The opening was the culmination of 18 months of extensive changes at the resort since Voyages Indigenous Tourism Australia took over management on May 23, 2011.

Alongside the physical changes, Indigenous employment at the resort has grown from two staff at the time of takeover to 170 at present. This is on the back of the opening of the National Indigenous Training Academy, which celebrated the graduation of the first four students the same day as the events centre opening.

Voyages has also introduced a range of free Indigenous guest activities at the property, as well new evening experiences Tali Wiru (premium dining under the stars) and Outback Sky Journeys for stargazers.
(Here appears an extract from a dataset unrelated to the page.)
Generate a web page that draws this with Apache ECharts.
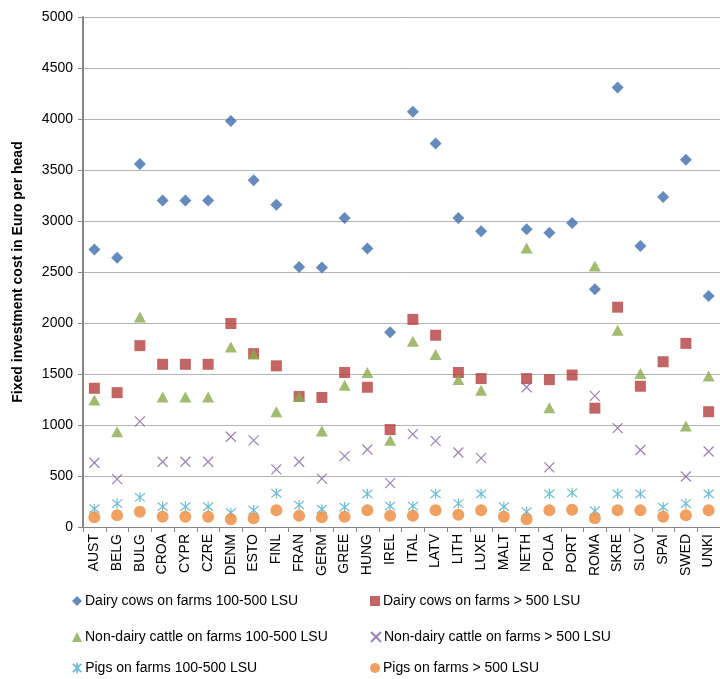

“When we took over the Resort our mandate was very clear; to increase Indigenous employment and training as well as cultural engagement for our guests,” Klein said.

“As well as to increase financial results so that this in turn could be returned to our parent company, the Indigenous Land Corporation, so thatcould re-invest in further Indigenous Training and Development programs.
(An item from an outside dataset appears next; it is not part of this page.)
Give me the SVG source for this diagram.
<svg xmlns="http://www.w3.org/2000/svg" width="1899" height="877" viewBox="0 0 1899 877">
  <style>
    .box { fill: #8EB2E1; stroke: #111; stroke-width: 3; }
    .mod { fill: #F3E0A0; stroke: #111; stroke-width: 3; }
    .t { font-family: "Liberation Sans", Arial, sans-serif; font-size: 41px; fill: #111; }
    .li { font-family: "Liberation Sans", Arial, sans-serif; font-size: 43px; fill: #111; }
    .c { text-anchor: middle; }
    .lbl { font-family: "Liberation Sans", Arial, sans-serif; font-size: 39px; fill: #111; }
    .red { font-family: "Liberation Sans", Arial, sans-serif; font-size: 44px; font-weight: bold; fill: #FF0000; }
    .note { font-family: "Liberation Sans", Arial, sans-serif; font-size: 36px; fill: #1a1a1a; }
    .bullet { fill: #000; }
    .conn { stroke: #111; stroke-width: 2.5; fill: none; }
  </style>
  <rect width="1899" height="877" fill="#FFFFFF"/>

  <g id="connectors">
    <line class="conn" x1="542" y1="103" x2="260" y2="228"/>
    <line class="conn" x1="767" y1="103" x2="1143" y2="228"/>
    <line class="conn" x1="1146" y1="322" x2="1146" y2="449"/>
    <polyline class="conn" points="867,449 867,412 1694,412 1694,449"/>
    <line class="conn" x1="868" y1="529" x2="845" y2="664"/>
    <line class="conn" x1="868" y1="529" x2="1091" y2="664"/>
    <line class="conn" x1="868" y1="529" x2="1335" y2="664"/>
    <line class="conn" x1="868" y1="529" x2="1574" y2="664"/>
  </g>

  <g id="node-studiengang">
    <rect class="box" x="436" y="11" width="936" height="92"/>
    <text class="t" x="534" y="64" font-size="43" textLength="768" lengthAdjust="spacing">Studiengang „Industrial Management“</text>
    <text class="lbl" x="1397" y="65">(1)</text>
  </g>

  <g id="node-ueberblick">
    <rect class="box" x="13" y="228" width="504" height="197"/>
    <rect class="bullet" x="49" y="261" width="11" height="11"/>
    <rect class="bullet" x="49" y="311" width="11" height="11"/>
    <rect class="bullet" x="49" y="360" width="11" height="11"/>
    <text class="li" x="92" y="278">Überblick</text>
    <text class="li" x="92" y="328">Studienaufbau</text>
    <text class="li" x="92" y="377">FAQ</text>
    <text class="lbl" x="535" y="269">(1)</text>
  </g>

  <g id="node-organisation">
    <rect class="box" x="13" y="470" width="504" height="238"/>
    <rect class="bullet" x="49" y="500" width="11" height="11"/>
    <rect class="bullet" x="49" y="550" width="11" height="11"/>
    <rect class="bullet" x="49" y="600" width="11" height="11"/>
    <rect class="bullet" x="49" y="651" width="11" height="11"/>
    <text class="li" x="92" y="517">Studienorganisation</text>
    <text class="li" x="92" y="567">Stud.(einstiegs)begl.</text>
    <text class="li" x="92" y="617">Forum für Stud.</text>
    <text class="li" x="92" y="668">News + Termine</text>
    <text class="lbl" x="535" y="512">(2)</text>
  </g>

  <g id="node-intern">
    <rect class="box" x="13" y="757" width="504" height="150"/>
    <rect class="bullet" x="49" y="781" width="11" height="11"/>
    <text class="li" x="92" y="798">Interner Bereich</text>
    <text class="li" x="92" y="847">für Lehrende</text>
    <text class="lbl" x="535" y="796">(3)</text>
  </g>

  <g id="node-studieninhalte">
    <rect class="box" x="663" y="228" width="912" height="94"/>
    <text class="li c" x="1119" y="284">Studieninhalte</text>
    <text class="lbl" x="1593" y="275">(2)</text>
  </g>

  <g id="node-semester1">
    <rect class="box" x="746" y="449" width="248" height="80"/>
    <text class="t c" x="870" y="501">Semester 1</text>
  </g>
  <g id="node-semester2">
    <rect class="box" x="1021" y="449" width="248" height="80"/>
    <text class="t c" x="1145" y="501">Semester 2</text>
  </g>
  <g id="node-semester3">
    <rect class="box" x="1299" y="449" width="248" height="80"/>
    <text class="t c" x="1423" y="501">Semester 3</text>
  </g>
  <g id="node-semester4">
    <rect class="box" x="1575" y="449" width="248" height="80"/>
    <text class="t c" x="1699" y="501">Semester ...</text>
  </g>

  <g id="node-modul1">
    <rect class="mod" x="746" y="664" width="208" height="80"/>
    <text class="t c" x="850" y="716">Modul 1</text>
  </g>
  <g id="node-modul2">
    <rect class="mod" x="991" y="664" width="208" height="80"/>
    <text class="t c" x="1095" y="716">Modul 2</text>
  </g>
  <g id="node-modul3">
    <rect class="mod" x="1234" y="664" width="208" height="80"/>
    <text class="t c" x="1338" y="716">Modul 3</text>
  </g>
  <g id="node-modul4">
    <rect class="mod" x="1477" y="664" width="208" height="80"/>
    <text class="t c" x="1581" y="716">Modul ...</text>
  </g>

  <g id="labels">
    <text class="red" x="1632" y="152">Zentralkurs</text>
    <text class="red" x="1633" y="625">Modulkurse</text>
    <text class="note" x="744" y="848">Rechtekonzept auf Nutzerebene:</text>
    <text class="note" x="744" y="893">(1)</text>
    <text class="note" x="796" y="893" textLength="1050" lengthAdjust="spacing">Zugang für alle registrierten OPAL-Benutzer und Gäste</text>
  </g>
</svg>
“We have already seen great interest in the Uluru Meeting Place and see the conference market as an important one.

“Conference delegates have been drawn to the unique team-building activities such as Indigenous dot painting projects as well as the opportunity of experiencing a sunrise over Uluru on camel back or enjoying a dinner under the starry outback sky at an exclusive Sounds of Silence.

“Delegates can also take part in the suite of Indigenous experiences, such as performances and boomerang painting that are available to all guests at the resort,” Klein said.

Ferguson said the upgrades would help the property become a shining light for international visitors to Australia.

“The great beauty and cultural significance of Uluru and the Red Centre make it one of Australia’s most significant tourism drawcards and an internationally recognised emblem of the nation,” he said.

Ferguson also said he was heartened by the graduating of the first students from the National Indigenous Training Academy – and the subsequent targets the property has set for Indigenous employment at the resort.

“I’m pleased to see Ayers Rock Resort has set itself a target of 50 per cent Indigenous employment by 2018,” he said.

“Its dedicated Indigenous training and employment program expects to create 350 new jobs in partnership between the Australian Government and Indigenous Land Corporation.

“I would like to congratulate the first group of trainees from the facility,” he said.